My grandmother recently found out that I have had a boyfriend before. She was shocked. I’m 19 years old — of course I’ve had a boyfriend. In fact, I’ve had a few (but she doesn’t need to know that). At first, I reacted with shame. I really wish my grandmother didn’t know that I’ve ever had a partner. I still wanted to be that sweet little girl in her eyes. But then I began to think back to the summer of 2011.

I spent that summer in Bangladesh. I was eight years old and staying with my father’s family. My family in Bangladesh is well-off. My grandfather was a Member of Parliament coming from a long line of politicians. My grandmother came from a very wealthy family. Neither of them ever knew poverty. Due to their wealth, they were able to hire help. We had three boys who were hired to help prior to 2011. Everyone mistook them for my brothers whenever I would show them pictures, and I was too ashamed to admit that they were not. There is something incredibly embarrassing about acknowledging that your family hired help.

However, this is common in Bangladesh. Most families who have the ability to do so hire young girls and boys from the villages. Usually these children come from extremely poor families, and their families do not want to subject them to the harsh conditions of the fields or the garment factories in the cities. So, they are instead sent away to well-off families in Dhaka who will give them a place to stay and pay them to help around the house. Often these families can be incredibly cruel to these children — they are not allowed to eat until the family eats and are frequently subject to corporal punishment if they misbehave. I’m incredibly grateful to my family for never hitting those children even though I’m incredibly ashamed that they partook in such a terrible system.

In 2011, we no longer had the boys I had grown up with. They all were old enough to get real jobs. Instead, there was Rahela, who was 13 years old. She was incredibly hard-working and extremely serious. Even now, thinking back to her, I imagine her as so much older than 13. She was much more put together then than I am now. She came from an impoverished family — her father had abandoned her mother and siblings when she was young. As the oldest daughter, the burden fell on her to take care of the household. Thus, she became the breadwinner when she was sent away to my family.
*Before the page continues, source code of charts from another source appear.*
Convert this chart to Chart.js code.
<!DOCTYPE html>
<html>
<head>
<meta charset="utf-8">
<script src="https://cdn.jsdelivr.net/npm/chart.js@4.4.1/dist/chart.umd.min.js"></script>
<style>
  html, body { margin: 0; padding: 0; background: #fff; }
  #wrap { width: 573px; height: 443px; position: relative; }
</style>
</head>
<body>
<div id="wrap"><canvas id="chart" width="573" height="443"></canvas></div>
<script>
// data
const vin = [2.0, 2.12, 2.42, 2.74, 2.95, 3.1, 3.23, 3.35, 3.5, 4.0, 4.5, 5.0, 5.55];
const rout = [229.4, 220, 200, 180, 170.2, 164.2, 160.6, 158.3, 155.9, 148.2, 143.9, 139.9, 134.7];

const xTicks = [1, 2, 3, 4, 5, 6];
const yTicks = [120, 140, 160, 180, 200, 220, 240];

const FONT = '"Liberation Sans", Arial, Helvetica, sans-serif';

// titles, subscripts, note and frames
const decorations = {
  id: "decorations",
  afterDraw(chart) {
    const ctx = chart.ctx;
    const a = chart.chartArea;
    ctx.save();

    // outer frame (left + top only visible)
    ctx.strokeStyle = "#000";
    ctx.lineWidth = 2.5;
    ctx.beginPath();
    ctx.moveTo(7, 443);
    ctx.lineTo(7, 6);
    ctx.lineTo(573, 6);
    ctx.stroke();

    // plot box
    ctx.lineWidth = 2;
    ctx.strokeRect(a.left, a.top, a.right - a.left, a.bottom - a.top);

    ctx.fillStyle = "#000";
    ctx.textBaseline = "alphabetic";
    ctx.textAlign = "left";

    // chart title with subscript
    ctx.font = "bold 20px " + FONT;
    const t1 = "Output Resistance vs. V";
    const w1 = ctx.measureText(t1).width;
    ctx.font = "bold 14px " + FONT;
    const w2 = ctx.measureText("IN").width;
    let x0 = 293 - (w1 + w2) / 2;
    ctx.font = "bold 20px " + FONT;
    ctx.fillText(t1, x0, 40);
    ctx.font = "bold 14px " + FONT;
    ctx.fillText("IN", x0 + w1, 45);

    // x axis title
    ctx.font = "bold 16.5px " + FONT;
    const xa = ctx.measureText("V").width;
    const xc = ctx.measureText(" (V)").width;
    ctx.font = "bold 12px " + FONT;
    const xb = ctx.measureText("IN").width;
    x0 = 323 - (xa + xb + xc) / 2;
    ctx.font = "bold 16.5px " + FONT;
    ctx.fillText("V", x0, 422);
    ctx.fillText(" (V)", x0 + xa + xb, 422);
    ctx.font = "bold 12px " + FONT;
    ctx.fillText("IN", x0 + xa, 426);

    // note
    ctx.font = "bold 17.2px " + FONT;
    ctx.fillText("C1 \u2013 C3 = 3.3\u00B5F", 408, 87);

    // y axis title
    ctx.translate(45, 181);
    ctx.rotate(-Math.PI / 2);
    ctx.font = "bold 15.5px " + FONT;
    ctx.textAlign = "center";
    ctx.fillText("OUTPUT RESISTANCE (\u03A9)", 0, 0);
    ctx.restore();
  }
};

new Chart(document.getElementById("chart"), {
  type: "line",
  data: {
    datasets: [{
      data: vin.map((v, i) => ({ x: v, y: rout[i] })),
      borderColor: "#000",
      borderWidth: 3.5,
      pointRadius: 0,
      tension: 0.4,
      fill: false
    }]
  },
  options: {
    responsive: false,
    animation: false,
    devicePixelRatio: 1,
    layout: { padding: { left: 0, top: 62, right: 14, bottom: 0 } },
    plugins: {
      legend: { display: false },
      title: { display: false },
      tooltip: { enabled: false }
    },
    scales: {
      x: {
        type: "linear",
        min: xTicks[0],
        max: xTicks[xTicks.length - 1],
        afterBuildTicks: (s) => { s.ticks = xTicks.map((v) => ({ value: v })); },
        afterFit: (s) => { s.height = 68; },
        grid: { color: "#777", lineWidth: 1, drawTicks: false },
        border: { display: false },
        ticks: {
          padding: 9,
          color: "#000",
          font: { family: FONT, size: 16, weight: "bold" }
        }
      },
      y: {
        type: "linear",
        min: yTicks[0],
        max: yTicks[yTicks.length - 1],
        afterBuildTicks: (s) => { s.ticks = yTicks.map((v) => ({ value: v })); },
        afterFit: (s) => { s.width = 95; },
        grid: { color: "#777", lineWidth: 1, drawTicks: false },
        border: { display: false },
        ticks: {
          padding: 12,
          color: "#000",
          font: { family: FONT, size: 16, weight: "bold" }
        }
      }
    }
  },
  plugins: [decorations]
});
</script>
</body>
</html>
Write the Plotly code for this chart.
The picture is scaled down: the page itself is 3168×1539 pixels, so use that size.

That summer, I idolized her. She became the sister I never had. She taught me to sew. We would gather scraps of fabric from the floor of the tailor my mother frequented, and with those scraps we would make little ragdolls and beanbags. She also taught me how to braid hair. Before her, all I could do was a ponytail, but she taught me how to properly plait. She allowed me to practice French and Dutch braids on her thick, long strands, and barely complained when I would pull too hard. She also taught me how to do beadwork —she was incredible with her hands. I still have a beaded anklet she gifted me. I know that I will never be able to recreate that.

At the end of the summer, I returned to America, and I would often think of her. Then, two years later, my mother told me that Rahela got married and that my grandmother had made all the arrangements. Yes, the same grandmother who was shocked that a 19-year-old had a boyfriend had facilitated the wedding of a 15-year-old.

When I was 13, I told my mother about my first boyfriend, and she was not happy about it. But I brought up Rahela and she went quiet. This happened often — whenever they expressed sorrow at me growing up too fast, I would think about Rahela. I stopped bringing her up, but I would always think about her and how she was 15 with a husband, and then 16 with a baby.

While I was navigating high school relationships and getting upset at my partners for not getting me Valentine’s Day candy or wishing me good morning, she was being a wife. I thought about her having to take care of a man a decade older than her. I thought of how she had to cook for him —  she despised cooking. The kitchen would get so hot and muggy during monsoon season. But that didn’t matter. She had to cook. That was expected of her.

In my junior year of high school, a classmate of mine got pregnant. Everyone was so shocked. She was 17 with a baby on the way! But I wasn’t affected in the same way. I knew she was too young to have a kid, but I thought of Rahela and the hundreds of other village girls who had children when they were younger than that. They would chase after their knobby-kneed toddlers while they themselves were in the midst of their adolescence.

I always felt so grateful that I was not born in Rahela’s circumstances. And then I would feel guilty that I thought that. There’s always something so shameful about acknowledging your privilege. But I know I am lucky. I am a part of Bangladesh’s minority.

Child marriage is a huge problem in Bangladesh. 22% of girls are married by the time they are 15, and  59% are married by 18. These are mostly girls born to impoverished families, and these marriages are incredibly detrimental to these young girls. Bangladesh has some of the world’s highest domestic violence rates. 50-70% of women in Bangladesh report having experienced domestic violence in their lifetime. It is expected that a man hits his wife. So these children, married to much older men, are often tortured and abused. They have multiple children while they are still children themselves.

I am incredibly lucky to be born to a wealthy family. I am a college student whose mother still does her laundry. Rahela has three children that she feeds and bathes and nourishes. My grandmother made me promise to not get married until I was 30. My grandmother helped marry Rahela off when she was half that age. We were born in the same country. The power of money is immeasurable.